TABLE OF CONTENTS

PRINT December 1966

Anthony Magar and Forrest Myers at Dwan

THE NEW CURRENTS IN American sculpture appear to have converged upon geometry. Taking as a start the work of Gabo, Pevsner, Albers, David Smith, Anthony Caro, et al, the younger sculptors seem to have been rushing out to the machine shops and commissioning elegant abstractions of steel and aluminum, and defending the invasion as a function of contemporary scientific and mathematical thought. The approach seems to be a justification of art through science. But, art as a visual, tactile experience cannot be dealt with entirely in terms of intellectual patterns. In the end the product, the finished work of art must survive by its look and feel in the environment of a more generalized contemporary consciousness.

The work itself must be scrutinized, particularly because the extreme simplicity of much of the new structural sculpture demands close attention to detail. If a flat surface of metal is covered with a single color, and the texture of that surface is left uneven, even subtly so, questions are raised. If a welded joint shows its scars, the meaning of those scars must be examined relative to the entire piece. Craft, an element that has been subordinated in recent years, becomes, in this machine-age art, of critical importance.

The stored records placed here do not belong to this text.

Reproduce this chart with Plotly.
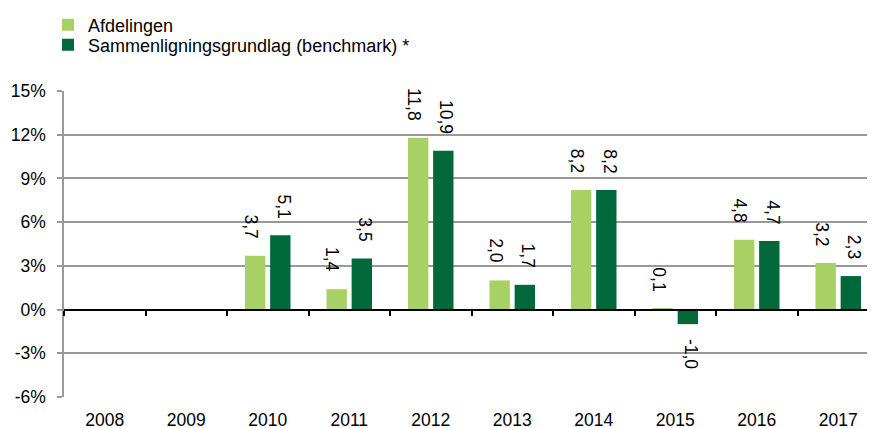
import plotly.graph_objects as go

years = ["2008", "2009", "2010", "2011", "2012", "2013", "2014", "2015", "2016", "2017"]
afdelingen = [None, None, 3.7, 1.4, 11.8, 2.0, 8.2, 0.1, 4.8, 3.2]
benchmark = [None, None, 5.1, 3.5, 10.9, 1.7, 8.2, -1.0, 4.7, 2.3]
series_names = ["Afdelingen", "Sammenligningsgrundlag (benchmark) *"]
series_colors = ["#A7D164", "#00683A"]
y_ticks = [-6, -3, 0, 3, 6, 9, 12, 15]

FONT = "Liberation Sans, Arial, sans-serif"
OFF = 8  # page body margin offset
W, H = 875 - OFF, 428 - OFF
M_L, M_R, M_T = 64 - OFF, 0, 91 - OFF
M_B = H - (397 - OFF)
ymin, ymax = -6, 15
PW, PH = W - M_L - M_R, H - M_T - M_B

fig = go.Figure()
legend_ids = ["legend", "legend2"]
for name, vals, col, lg in zip(series_names, [afdelingen, benchmark], series_colors, legend_ids):
    fig.add_trace(go.Bar(x=years, y=vals, name=name, legend=lg,
                         marker=dict(color=col, line=dict(width=0)), hoverinfo="skip"))

# invisible trace to carry the bottom category label axis
fig.add_trace(go.Scatter(x=years, y=[None] * len(years), xaxis="x2", yaxis="y",
                         mode="markers", showlegend=False, hoverinfo="skip"))

# data labels
label_shift = [-16.5, 16]
for k, vals in enumerate([afdelingen, benchmark]):
    for j, v in enumerate(vals):
        if v is None:
            continue
        fig.add_annotation(
            x=j, y=v, xref="x", yref="y",
            text=f"{v:.1f}".replace(".", ","),
            textangle=90, showarrow=False,
            xshift=label_shift[k],
            yanchor="bottom" if v >= 0 else "top",
            yshift=15 if v >= 0 else -13,
            font=dict(family=FONT, size=17.5, color="#000"),
        )

zero_pos = (0 - ymin) / (ymax - ymin)
cat_w = 81.5
right_end = -0.5 + PW / cat_w


def legend_cfg(row_center_px):
    yfig = row_center_px - OFF
    return dict(
        x=(48 - 64) / PW, y=1 + (M_T - yfig) / PH,
        xanchor="left", yanchor="middle",
        font=dict(family=FONT, size=18, color="#000"),
        itemwidth=30, bgcolor="rgba(0,0,0,0)", borderwidth=0,
    )


fig.update_layout(
    width=W, height=H,
    margin=dict(l=M_L, r=M_R, t=M_T, b=M_B, autoexpand=False),
    paper_bgcolor="white", plot_bgcolor="white",
    font=dict(family=FONT, size=17.5, color="#000"),
    barmode="group", bargap=0.383, bargroupgap=0.19,
    showlegend=True,
    legend=legend_cfg(25),
    legend2=legend_cfg(45),
    xaxis=dict(
        type="category", categoryorder="array", categoryarray=years,
        range=[-0.5, right_end],
        anchor="free", position=zero_pos,
        showline=True, linecolor="#000", linewidth=2,
        ticks="outside", tickson="boundaries", ticklen=5, tickwidth=2, tickcolor="#000",
        showticklabels=False, showgrid=False, zeroline=False, fixedrange=True,
    ),
    xaxis2=dict(
        type="category", categoryorder="array", categoryarray=years,
        range=[-0.5, right_end], overlaying="x", anchor="y", side="bottom",
        showline=False, ticks="", showticklabels=True, showgrid=False, zeroline=False,
        ticklabelstandoff=10, tickfont=dict(family=FONT, size=17.5, color="#000"),
    ),
    yaxis=dict(
        range=[ymin, ymax], tickvals=y_ticks,
        ticktext=[f"{t}%" for t in y_ticks],
        showline=True, linecolor="#999999", linewidth=1.5,
        ticks="outside", ticklen=5, tickwidth=1.5, tickcolor="#999999",
        showgrid=True, gridcolor="#999999", gridwidth=1.5,
        zeroline=False, ticklabelstandoff=8,
        tickfont=dict(family=FONT, size=17.5, color="#000"),
    ),
)

fig.write_html("out.html")
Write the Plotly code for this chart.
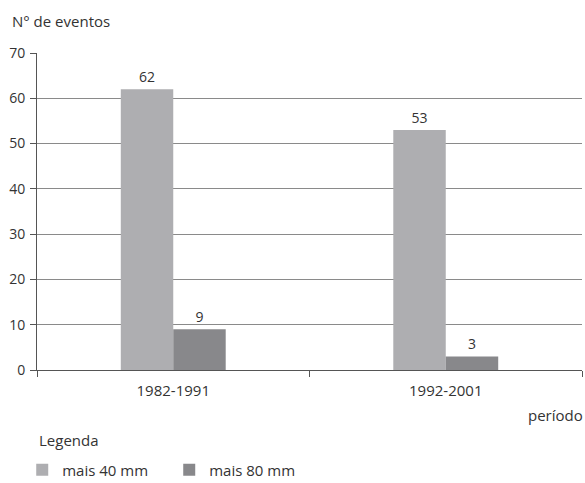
import plotly.graph_objects as go

categories = ["1982-1991", "1992-2001"]
mais40 = [62, 53]
mais80 = [9, 3]
series_names = ["mais 40 mm", "mais 80 mm"]
y_ticks = [0, 10, 20, 30, 40, 50, 60, 70]

FONT = "Open Sans"
TXT = "#333333"

fig = go.Figure()
fig.add_trace(go.Bar(x=categories, y=mais40, name=series_names[0],
                     marker=dict(color="#aeaeb1", line=dict(width=0)),
                     text=[str(v) for v in mais40], textposition="outside",
                     textfont=dict(family=FONT, size=14, color=TXT), cliponaxis=False))
fig.add_trace(go.Bar(x=categories, y=mais80, name=series_names[1],
                     marker=dict(color="#88888b", line=dict(width=0)),
                     text=[str(v) for v in mais80], textposition="outside",
                     textfont=dict(family=FONT, size=14, color=TXT), cliponaxis=False))

fig.update_layout(
    width=585, height=483,
    margin=dict(l=37, r=3, t=53, b=113),
    paper_bgcolor="white", plot_bgcolor="white",
    barmode="group", bargap=0.615, bargroupgap=0,
    font=dict(family=FONT, size=14, color=TXT),
    showlegend=True,
    legend=dict(orientation="h", xref="container", yref="container",
                x=0.038, xanchor="left", y=0.027, yanchor="middle",
                font=dict(size=15), itemwidth=30, entrywidth=102,
                entrywidthmode="pixels", traceorder="normal"),
    xaxis=dict(type="category", tickson="boundaries", ticks="outside", ticklen=6,
               tickcolor="#555555", showline=True, linecolor="#555555", linewidth=1,
               showgrid=False, tickfont=dict(size=15), automargin=False,
               ticklabelstandoff=7),
    yaxis=dict(range=[0, 70], tickvals=y_ticks, ticks="outside", ticklen=6,
               tickcolor="#555555", showline=True, linecolor="#555555", linewidth=1,
               showgrid=True, gridcolor="#8a8a8a", gridwidth=1, zeroline=False,
               tickfont=dict(size=14), automargin=False, ticklabelstandoff=2),
    annotations=[
        dict(text="N° de eventos", xref="paper", yref="paper", x=-0.05, y=1.0,
             xanchor="left", yanchor="bottom", yshift=20, showarrow=False,
             font=dict(size=15, color=TXT)),
        dict(text="período", xref="paper", yref="paper", x=1.0, y=0,
             xanchor="right", yanchor="top", yshift=-33, xshift=3, showarrow=False,
             font=dict(size=15, color=TXT)),
        dict(text="Legenda", xref="paper", yref="paper", x=0, y=0,
             xanchor="left", yanchor="middle", yshift=-70, showarrow=False,
             font=dict(size=15, color=TXT)),
    ],
)

fig.write_html("out.html", config={"displayModeBar": False},
               post_script="document.body.style.margin='0px';")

Anthony Magar, a young member of the Park Place group, works in the realm of a geometry that combines planes with solid forms in a contained manner. His sculptures at the Dwan Gallery in Los Angeles, are streamlined and, of course, as a function of the machine cut, geometric elements, have an elegance. The planes, those portions where solidity is not the major interest, are unpainted stainless steel, while the more solid elements are of a single dark color. The painted surfaces, particularly in his largest piece in the exhibition, For Liz, are visibly uneven, as are his welded joints. This seems to imply a kind of hanging-on to the traditions of Abstract Expressionism, but becomes, in the context of this highly mechanistic form, a vain attempt to show the hand of the artist. If the intent was to supply the pieces with a personal toughness, the idea fails because the geometries overpower this idea and lead the viewer to think of sloppy workmanship before he recognizes the artist behind the steel mask. The problem with Magar’s work is that it fails to go far enough in any direction and ends by being little more than pleasant main stream sculpture that fails either to please or offend.

Forrest Myers, on the other hand, shows work that offers immediate pleasure. His work is elegant, colorful and large, but after the immediate hedonistic response new demands arise and the work does not seem to be willing to reach beyond the easy first reaction. His large polychrome aluminum constructions are well made and complete. The problem lies in the fact that they tend to be too complete. They take no risks. They follow a logic of construction and color that is too pat. One finds no challenge, no new idea to do battle with. His closed system leaves the viewer out, undisturbed and only mildly pleased. There is cleverness and wit, but at this stage of an artist’s career one would expect a deeper reach into newer territory.